Directions:
Pictures stay out of the copy; restate everything else in the material exactly.

Information supplied:
>>>>>
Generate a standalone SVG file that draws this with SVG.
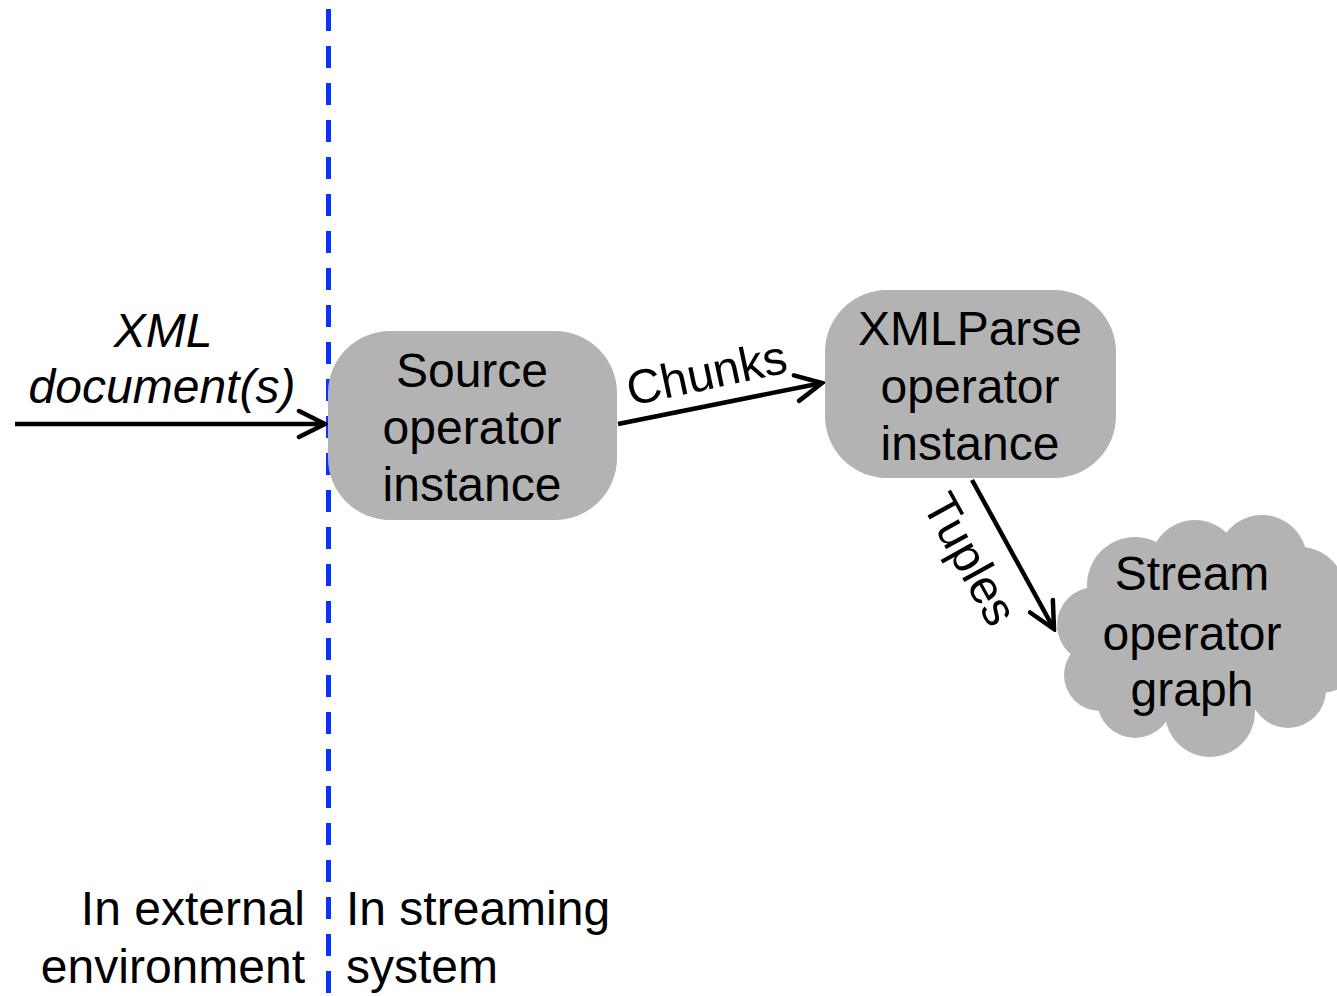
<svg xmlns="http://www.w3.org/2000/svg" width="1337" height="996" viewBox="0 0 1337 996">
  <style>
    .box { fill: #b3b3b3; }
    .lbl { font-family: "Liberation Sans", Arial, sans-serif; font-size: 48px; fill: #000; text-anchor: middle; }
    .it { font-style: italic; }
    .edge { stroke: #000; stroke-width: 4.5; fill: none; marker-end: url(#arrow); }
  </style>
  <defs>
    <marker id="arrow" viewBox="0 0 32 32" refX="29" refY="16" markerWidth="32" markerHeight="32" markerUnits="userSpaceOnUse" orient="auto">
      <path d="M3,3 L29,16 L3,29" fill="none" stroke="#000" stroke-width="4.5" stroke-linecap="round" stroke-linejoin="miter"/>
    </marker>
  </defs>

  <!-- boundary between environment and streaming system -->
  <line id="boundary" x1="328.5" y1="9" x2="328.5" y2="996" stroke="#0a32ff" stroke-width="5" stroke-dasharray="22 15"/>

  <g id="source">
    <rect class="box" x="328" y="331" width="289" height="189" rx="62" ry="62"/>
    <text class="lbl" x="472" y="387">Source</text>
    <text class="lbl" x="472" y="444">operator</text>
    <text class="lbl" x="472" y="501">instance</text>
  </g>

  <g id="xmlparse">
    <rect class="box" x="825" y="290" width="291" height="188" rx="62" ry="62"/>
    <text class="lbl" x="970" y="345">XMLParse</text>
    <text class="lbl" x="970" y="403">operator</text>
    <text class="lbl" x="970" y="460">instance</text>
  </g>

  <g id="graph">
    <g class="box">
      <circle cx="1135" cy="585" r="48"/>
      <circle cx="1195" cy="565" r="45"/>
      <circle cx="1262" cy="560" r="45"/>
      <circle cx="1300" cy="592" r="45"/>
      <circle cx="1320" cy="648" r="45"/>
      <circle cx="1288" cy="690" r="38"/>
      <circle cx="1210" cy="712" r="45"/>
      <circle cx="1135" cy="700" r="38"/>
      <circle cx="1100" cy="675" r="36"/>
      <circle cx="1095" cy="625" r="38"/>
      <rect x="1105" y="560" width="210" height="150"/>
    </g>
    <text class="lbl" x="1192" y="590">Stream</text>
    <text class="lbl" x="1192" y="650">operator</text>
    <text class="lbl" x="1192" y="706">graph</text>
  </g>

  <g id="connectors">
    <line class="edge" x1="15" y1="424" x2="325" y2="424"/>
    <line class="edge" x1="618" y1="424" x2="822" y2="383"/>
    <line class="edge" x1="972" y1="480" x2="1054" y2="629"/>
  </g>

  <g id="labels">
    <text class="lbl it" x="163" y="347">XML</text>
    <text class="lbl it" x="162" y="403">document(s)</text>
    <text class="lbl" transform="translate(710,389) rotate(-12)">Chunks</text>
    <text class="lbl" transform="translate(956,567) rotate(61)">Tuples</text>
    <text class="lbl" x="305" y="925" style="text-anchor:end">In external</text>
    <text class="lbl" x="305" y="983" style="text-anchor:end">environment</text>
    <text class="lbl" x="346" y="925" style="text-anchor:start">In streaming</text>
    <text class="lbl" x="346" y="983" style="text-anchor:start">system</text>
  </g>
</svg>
<<<<<
Answer to this problem:
Generate a standalone SVG file that draws this with SVG.
<svg xmlns="http://www.w3.org/2000/svg" width="1337" height="996" viewBox="0 0 1337 996">
  <style>
    .box { fill: #b3b3b3; }
    .lbl { font-family: "Liberation Sans", Arial, sans-serif; font-size: 48px; fill: #000; text-anchor: middle; }
    .it { font-style: italic; }
    .edge { stroke: #000; stroke-width: 4.5; fill: none; marker-end: url(#arrow); }
  </style>
  <defs>
    <marker id="arrow" viewBox="0 0 32 32" refX="29" refY="16" markerWidth="32" markerHeight="32" markerUnits="userSpaceOnUse" orient="auto">
      <path d="M3,3 L29,16 L3,29" fill="none" stroke="#000" stroke-width="4.5" stroke-linecap="round" stroke-linejoin="miter"/>
    </marker>
  </defs>

  <!-- boundary between environment and streaming system -->
  <line id="boundary" x1="328.5" y1="9" x2="328.5" y2="996" stroke="#0a32ff" stroke-width="5" stroke-dasharray="22 15"/>

  <g id="source">
    <rect class="box" x="328" y="331" width="289" height="189" rx="62" ry="62"/>
    <text class="lbl" x="472" y="387">Source</text>
    <text class="lbl" x="472" y="444">operator</text>
    <text class="lbl" x="472" y="501">instance</text>
  </g>

  <g id="xmlparse">
    <rect class="box" x="825" y="290" width="291" height="188" rx="62" ry="62"/>
    <text class="lbl" x="970" y="345">XMLParse</text>
    <text class="lbl" x="970" y="403">operator</text>
    <text class="lbl" x="970" y="460">instance</text>
  </g>

  <g id="graph">
    <g class="box">
      <circle cx="1135" cy="585" r="48"/>
      <circle cx="1195" cy="565" r="45"/>
      <circle cx="1262" cy="560" r="45"/>
      <circle cx="1300" cy="592" r="45"/>
      <circle cx="1320" cy="648" r="45"/>
      <circle cx="1288" cy="690" r="38"/>
      <circle cx="1210" cy="712" r="45"/>
      <circle cx="1135" cy="700" r="38"/>
      <circle cx="1100" cy="675" r="36"/>
      <circle cx="1095" cy="625" r="38"/>
      <rect x="1105" y="560" width="210" height="150"/>
    </g>
    <text class="lbl" x="1192" y="590">Stream</text>
    <text class="lbl" x="1192" y="650">operator</text>
    <text class="lbl" x="1192" y="706">graph</text>
  </g>

  <g id="connectors">
    <line class="edge" x1="15" y1="424" x2="325" y2="424"/>
    <line class="edge" x1="618" y1="424" x2="822" y2="383"/>
    <line class="edge" x1="972" y1="480" x2="1054" y2="629"/>
  </g>

  <g id="labels">
    <text class="lbl it" x="163" y="347">XML</text>
    <text class="lbl it" x="162" y="403">document(s)</text>
    <text class="lbl" transform="translate(710,389) rotate(-12)">Chunks</text>
    <text class="lbl" transform="translate(956,567) rotate(61)">Tuples</text>
    <text class="lbl" x="305" y="925" style="text-anchor:end">In external</text>
    <text class="lbl" x="305" y="983" style="text-anchor:end">environment</text>
    <text class="lbl" x="346" y="925" style="text-anchor:start">In streaming</text>
    <text class="lbl" x="346" y="983" style="text-anchor:start">system</text>
  </g>
</svg>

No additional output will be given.